Actually, I am interested in a non-Noetherian ring in which $\mathrm{Z}$ can be elementary embedded. The first candite that came to my mind was $\mathrm{Z} [x_1, x_2, \dots]$.
I was trying to use the Tarski-Vaught test, but it was unsuccessful.
Is it true? Or is my assumption wrong?
P.S. I consider $\mathrm{Z}$ in the language $\{ =, 0, 1, +, \cdot \}$.
$\Bbb Z$ satisfies the formula "for all $n$, either $n$ or $-n$ is the sum of four squares" (by this theorem). However $\Bbb Z[x_1, x_2, \dotsc]$ does not satisfy this - for example this can't be the case for $x_1$ because this polynomial takes on both negative and positive values. So they aren't even elementarily equivalent!
(Added: an even easier way to distinguish is that in $\Bbb Z$, every element is of the form $2k$ or $2k + 1$ for some $k$, but this is not true in the polynomial ring - consider $x_1$ again. This argument shows they aren't even elementarily equivalent as additive groups. See also this)
To find a non-Noetherian elementary extension of $\Bbb Z$, consider the elementary diagram of $\Bbb Z$ (just as in the proof of upward Löwenheim–Skolem, this gives a theory each of whose models has $\Bbb Z$ as an elementary substructure when viewed as rings).
Now add constants $c_1, c_2, \dotsc$, and sentences "$c_i$ is not in the ideal generated by $c_1, \dotsc, c_{i - 1}$" for each $i$.
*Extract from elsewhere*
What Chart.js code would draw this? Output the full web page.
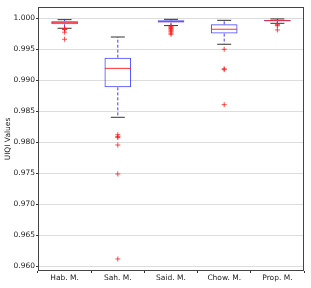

Observe that $\Bbb Z$ has arbitrarily long chains of ideals, so is a model of any finite fragment of this new theory. So by compactness, this new theory has a model, which has $\Bbb Z$ as an elementary substructure, and which has an infinite ascending chain of ideals.
The above technique works just as well to show that any ring with arbitrarily long chains of ideals has a non-Noetherian elementary extension. This condition is actually necessary, since if chains of ideals all have length at most $N$, then the first-order sentence "for all $c_1, \dotsc, c_N$, if $c_k$ is not in the ideal generated by $c_1, \dotsc, c_{k - 1}$ for each $k$, then the ideal generated by the $c_i$ is the entire ring" is part of the complete theory of the ring you started with, and no ring with this property can be non-Noetherian. (possibly replace $N$ with $N \pm 1$ depending on how you interpret "chain of ideals" and "length")
In this special case where we're looking at $\Bbb Z$, we can actually say a bit more, though. The following discussion will require a bit more technical background than the first part of my answer, but I thought it was interesting, so I'd mention it. As Tomasz' comment alludes to, there are in fact no Noetherian proper elementary extensions of $\Bbb Z$. A closely related question is this one. Essentially, the key observation is that by the four-square theorem, the naturals are definable in $\Bbb Z$. Therefore all of the machinery that has been developed to understand models of Peano Arithmetic can be applied to this problem. (In fact there's a one-to-one correspondence between isomorphism types of elementary extensions of $\Bbb Z$ and isomorphism types of elementary extensions of $\Bbb N$, given by "restricting to the positive part" in one direction, and "adding in the negative numbers" in the other direction).
This tells us firstly that we can explicitly find an ascending chain of ideals. The function $\Bbb N \to \Bbb N$ given by $n \mapsto 2^n$ is definable in $\Bbb Z$, by standard $\mathsf{PA}$-trickery involving for instance the $\beta$-function, and it's a theorem that for all $n$, $2^n$ is a proper divisor of $2^{n + 1}$.
If $M$ is some nonstandard elementary extension of $\Bbb Z$, let $n$ be a nonstandard positive element. Then the chain given by $(2^n) \subseteq (2^{n - 1}) \subseteq (2^{n - 2}) \subseteq \dotsb$ is an infinite ascending chain of properly nested ideals. So we are done!
Secondly, this tells us that it is quite hard to write down any nontrivial elementary extension of $\Bbb Z$, particularly using nice algebraic tools! By the above, such an extension contains a nonstandard model of $\mathsf{PA}$, which are known to be non-computable. So $\Bbb Z[x_1, x_2, \dotsc]$ really never stood a chance.
The ultrapower construction does give a somewhat explicit way to get your hands on such an extension (in general you can always re-phrase a compactness proof as an ultraproduct proof).